Ruby Performance

At ThoughtWorks, I work as a developer consultant, which is an airy way of saying I bounce around to many clients, in many tech stacks.

Right now, I’m working in Ruby, which is a language I have many FeelingsTM about.

On the one hand, I love the low barrier separating your ideas from your implementation, which feels uniquely Ruby. Truly, I love that Ruby flow where charming near-perfect English flows from your fingers and becomes working code. Amazing! So nice! So poignant!

On the other, I insist: Ruby is lies. The quality of the dev experience is brought to you by super expensive sugar everywhere and veritable TONS of code that looks innocent enough but will surprise you in sad ways.

For example, consider this sad surprise from Alexander Dymos wonderful Ruby Performance Optimization:

require "benchmark"
num_rows = 100_000
num_cols = 10
data = Array.new(num_rows) { Array.new(num_cols) { "x"*1000 } }

# GC.disable
time = Benchmark.realtime do
    csv = data.map { |row| row.join(",") }.join("\n")
end
puts time.round(2)

OK, making a 100k x 10 csv. How does it do?

Results And here’s what I got as well:

2.0 2.1 2.2 2.3 2.4
GC Enabled 7.32 1.89 1.91 1.84 1.86
GC Disabled 1.16 1.06 1.33 1.06 1.12
% time in GC 84% 43% 30% 42% 40%

DO YOU SEE THAT?! Even in later versions*, Ruby is spending a huge chunk of its time in the garbage collector! Yeesh!

Garbage

Well then.

Well then…there is hope, and it stems from always considering two things in turns. First, your code must be clean. Reducing complexity and bringing down the execution time is crucial, and within your control. Second, but perhaps more importantly, you have deliberate over the memory impact of your choices. As we see above, memory consumption and garbage collection make Ruby slow, before/below/beyond any single feature you implement.

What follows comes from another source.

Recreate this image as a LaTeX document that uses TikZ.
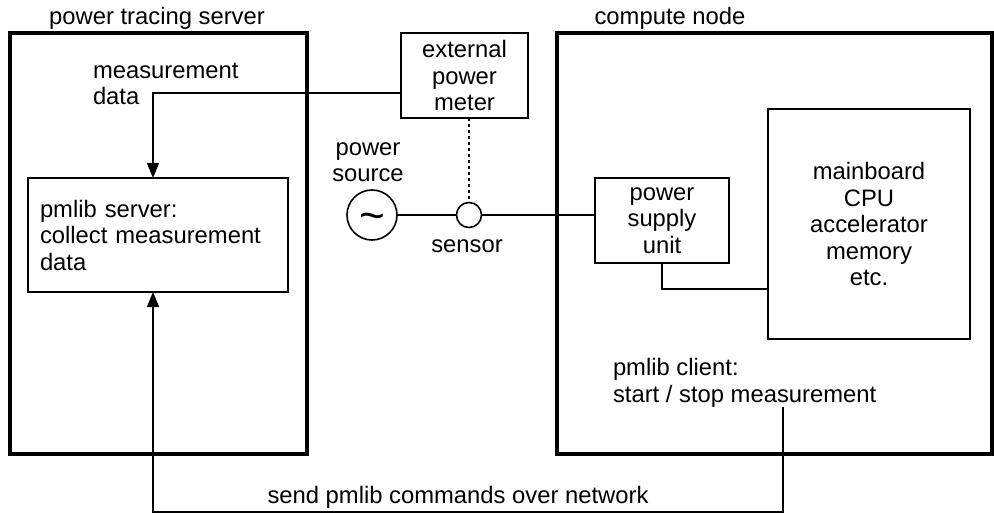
\documentclass[tikz,border=0pt]{standalone}
\usepackage{fontspec}
\setmainfont{Liberation Sans}
\usetikzlibrary{arrows.meta}
\begin{document}
\begin{tikzpicture}[x=1pt,y=-1pt,
  every node/.style={font=\fontsize{23.8}{26.5}\selectfont, outer sep=0pt},
  bigbox/.style={draw, line width=3.2pt, rectangle, inner sep=0pt},
  box/.style={draw, line width=1.6pt, rectangle, align=center, inner sep=0pt},
  wire/.style={line width=1.6pt},
  dotwire/.style={line width=1.6pt, dash pattern=on 3pt off 3pt},
  arr/.style={wire, -{Triangle[width=12pt,length=15pt]}},
  lbl/.style={inner sep=0pt}]
\useasboundingbox (0,0) rectangle (994,516);
% big regions
\node[bigbox, minimum width=297pt, minimum height=421pt] (server) at (158.5,243.5) {};
\node[bigbox, minimum width=435pt, minimum height=421pt] (compute) at (774.5,243.5) {};
\node[lbl, anchor=base] (servertitle) at (157,25) {power tracing server};
\node[lbl, anchor=base] (computetitle) at (670,25) {compute node};
% boxes
\node[box, minimum width=127pt, minimum height=85pt] (meter) at (464.5,75.5) {external\\power\\meter};
\node[box, minimum width=134pt, minimum height=85pt] (psu) at (662,220.5) {power\\supply\\unit};
\node[box, minimum width=202pt, minimum height=230pt] (mb) at (869,224) {mainboard\\CPU\\accelerator\\memory\\etc.};
\node[draw, line width=1.6pt, rectangle, text width=236pt, align=left, inner xsep=12pt, inner ysep=0pt,
      minimum height=114pt] (pmsrv) at (158,235) {pmlib server:\\collect measurement\\data};
% power source and sensor
\node[draw, circle, line width=1.6pt, minimum size=50pt, inner sep=0pt] (src) at (372,215) {};
\node[lbl, font=\fontsize{44}{44}\selectfont] (tilde) at (372,222) {\char`\~};
\node[draw, circle, line width=1.6pt, minimum size=25pt, inner sep=0pt] (sens) at (469,215) {};
% labels (base anchor = baseline of the last line)
\node[lbl, anchor=base west, align=left] (mlabel) at (93,105) {measurement\\data};
\node[lbl, anchor=base, align=center] (srclabel) at (368,182) {power\\source};
\node[lbl, anchor=base] (senslabel) at (467,252) {sensor};
\node[lbl, anchor=base west, align=left] (client) at (613,402) {pmlib client:\\start / stop measurement};
\node[lbl, anchor=base] (netlabel) at (458,503) {send pmlib commands over network};
% wires
\draw[wire] (src.east) -- (sens.west);
\draw[wire] (sens.east) -- (sens.east -| psu.west);
\draw[dotwire] (sens.north |- meter.south) -- (sens.north);
\draw[arr] ([yshift=-17.5pt]meter.west) -| ([xshift=-5pt]pmsrv.north);
\draw[wire] (psu.south) |- ([yshift=-65pt]mb.west);
\coordinate (cmd) at (783,407);
\coordinate (netR) at (783,512);
\draw[arr] (cmd) -- (netR) -| ([xshift=-5pt]pmsrv.south);
\end{tikzpicture}
\end{document}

One can make a dent, and I really love the questions Dymo use to capture a process for making realistic improvements. I record his great must-ask questions here for posterity:

  1. Is Ruby the right tool to solve my problem?

    There are things that Ruby is not so good at. The prime example is large dataset processing

  2. How much memory will my code use?

    The less memory your code uses, the less work Ruby GC has to do.

  3. What is the raw performance of this code?

    Once you’re sure the memory is used optimally, take a look at the algorithmic complexity of the code itself.

Lovely. So many feelings.

* Ruby was only designed with performance in mind starting around 2.0, which introduced copy-on-write. Garbage collection came in 2.1 and 2.2.